There is also a second solution to the sneaky $1 bill.  There is a chance that when Irmante and I handed the Buenos Aires money exchange man behind the glass window our stack of $400, he may have quickly removed a $100 bill and slight of the hand replaced it with a $1, which he then ‘surprisingly’ found.  I am not sure if he had time to do this or not, as we were so unsuspecting at the moment.  Did we thumb through our four $100 bills before we handed them to him?  Likely, but shock value comes with a time of very slow mental process.  It seems more logical of an explanation than a misplaced $1 bill in a stack of $100’s in a bank machine…  In any case, there was a $99 cheat and I am sure it was the Buenos Aires money exchange .

Always make sure you count your bills individually as you individually hand them to a money exchange man.  You are an easy target…


We went to a movie documentary called ‘Sexploitation’ which was about nudity/sex in the cinema from the 1920’s until hard core porn took over in the 1970’s.  It was really interesting and very funny to watch all of that.  The exploitation of sex years ago was amazing.  There were movies about VD and movies about nudist colonies, and movies entitled ‘All Women are Bad.’

Hitler had movies made during the Nazi era where the perfect Aryan race were all naked, chopping wood together and potentially copulating perfect children in the commune.  People in the U.S. were making nudist movies, heading to a town, showing them a couple of times, and getting out of town again before the cops showed up.  All states in the U.S. in the 50’s had different regulations so scenes were filmed in with different variations of clothing, depending on how little each state would allow allow, and the movies would say, ‘Suitable for Georgia, Montana, and Tennessee.’

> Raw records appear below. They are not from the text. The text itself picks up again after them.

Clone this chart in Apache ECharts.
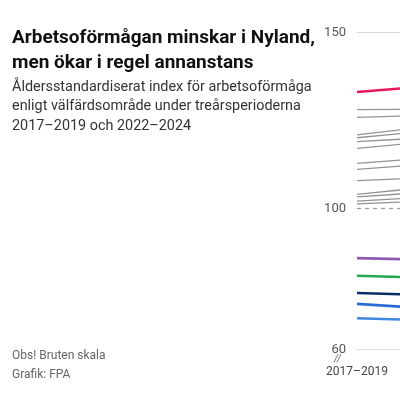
<!DOCTYPE html>
<html>
<head>
<meta charset="utf-8">
<script src="https://cdn.jsdelivr.net/npm/echarts@6/dist/echarts.min.js"></script>
<style>html,body{margin:0;padding:0;background:#fff}#c{width:400px;height:400px}</style>
</head>
<body>
<div id="c"></div>
<script>
// Periods (x categories)
const periods = ['2017–2019', '2022–2024'];
// Y-axis tick labels shown
const yTicks = [60, 100, 150];

// Grey regions (index values, 2017–2019 and 2022–2024)
const greyStart = [128.1, 125.9, 120.9, 120.1, 119.0, 117.1, 112.8, 111.1, 107.9, 104.0, 103.3, 102.1, 101.3];
const greyEnd   = [128.3, 127.7, 128.0, 125.8, 122.3, 122.5, 117.5, 115.8, 110.3, 110.1, 107.3, 105.6, 103.7];

// Whole country reference
const countryValues = [100, 100];

// Highlighted regions
const pinkValues   = [133.1, 137.9];
const purpleValues = [85.9, 84.5];
const greenValues  = [80.9, 79.2];
const navyValues   = [76.0, 74.2];
const blueValues   = [72.9, 69.1];
const blue2Values  = [68.8, 67.2];

const highlighted = [
  {data: pinkValues,   color: '#e8185c'},
  {data: purpleValues, color: '#8a5bb0'},
  {data: greenValues,  color: '#1fa84f'},
  {data: navyValues,   color: '#0b2d66'},
  {data: blueValues,   color: '#2b6bd2'},
  {data: blue2Values,  color: '#4286e0'}
];

const series = [];
series.push({
  type: 'line', data: countryValues, symbol: 'none', silent: true,
  lineStyle: {color: '#9a9a9a', width: 1.3, type: [4, 4]},
  markLine: {
    silent: true, symbol: 'none', label: {show: false},
    lineStyle: {color: '#dcdcdc', width: 1, type: 'solid'},
    data: [{yAxis: 150}, {yAxis: 60}]
  },
  z: 2
});
greyStart.forEach((s, i) => {
  series.push({
    type: 'line', data: [s, greyEnd[i]], symbol: 'none', silent: true,
    lineStyle: {color: '#939393', width: 1.3}, z: 3
  });
});
highlighted.forEach(h => {
  series.push({
    type: 'line', data: h.data, symbol: 'none', silent: true,
    lineStyle: {color: h.color, width: 2.6}, z: 4
  });
});

const chart = echarts.init(document.getElementById('c'), null, {renderer: 'canvas'});
chart.setOption({
  animation: false,
  backgroundColor: '#fff',
  title: [
    {
      text: 'Arbetsoförmågan minskar i Nyland,\nmen ökar i regel annanstans',
      left: 12, top: 26, padding: 0,
      textStyle: {fontFamily: 'Roboto', fontWeight: 'bold', fontSize: 19, lineHeight: 25, color: '#111'}
    },
    {
      text: 'Åldersstandardiserat index för arbetsoförmåga\nenligt välfärdsområde under treårsperioderna\n2017–2019 och 2022–2024',
      left: 12, top: 77.5, padding: 0,
      textStyle: {fontFamily: 'Roboto', fontWeight: 'normal', fontSize: 14.4, lineHeight: 19.5, color: '#333'}
    },
    {
      text: 'Obs! Bruten skala\nGrafik: FPA',
      left: 12, top: 346, padding: 0,
      textStyle: {fontFamily: 'Roboto', fontWeight: 'normal', fontSize: 12, lineHeight: 19, color: '#666'}
    }
  ],
  graphic: [{
    type: 'text', left: 334, top: 354,
    style: {text: '//', font: 'italic 10px Roboto', fill: '#666'}
  }],
  grid: {left: 357, top: 32.5, width: 210, height: 316.8, outerBoundsMode: 'none', containLabel: false},
  xAxis: {
    type: 'category', data: periods, boundaryGap: false,
    axisLine: {show: false}, axisTick: {show: false},
    axisLabel: {margin: 17, fontFamily: 'Roboto', fontSize: 12, color: '#444'}
  },
  yAxis: {
    type: 'value', min: 60, max: 150,
    axisLine: {show: false}, axisTick: {show: false}, splitLine: {show: false},
    axisLabel: {customValues: yTicks, margin: 11, fontFamily: 'Roboto', fontSize: 13, color: '#555'}
  },
  series: series
});
</script>
</body>
</html>
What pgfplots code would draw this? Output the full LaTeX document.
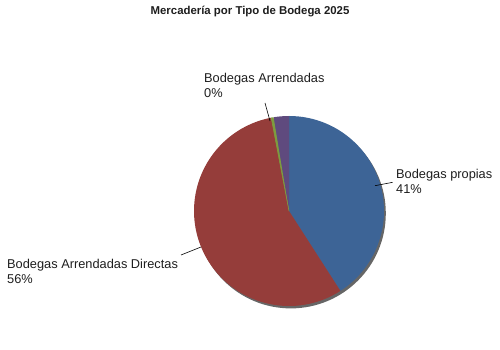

My favorite part of the film was when the showed a part of 1960’s ‘Bat Pussy Headquarters – She can sense a crime when her twat begins to twitch.’  That is funny.  It is weird to seen women in the 1930’s who were gorgeous, who have since become very old women and have likely all perished at this point.  It is a strange thing to be turned on by a women would be a great great grandmother today and almost certainly no longer exists.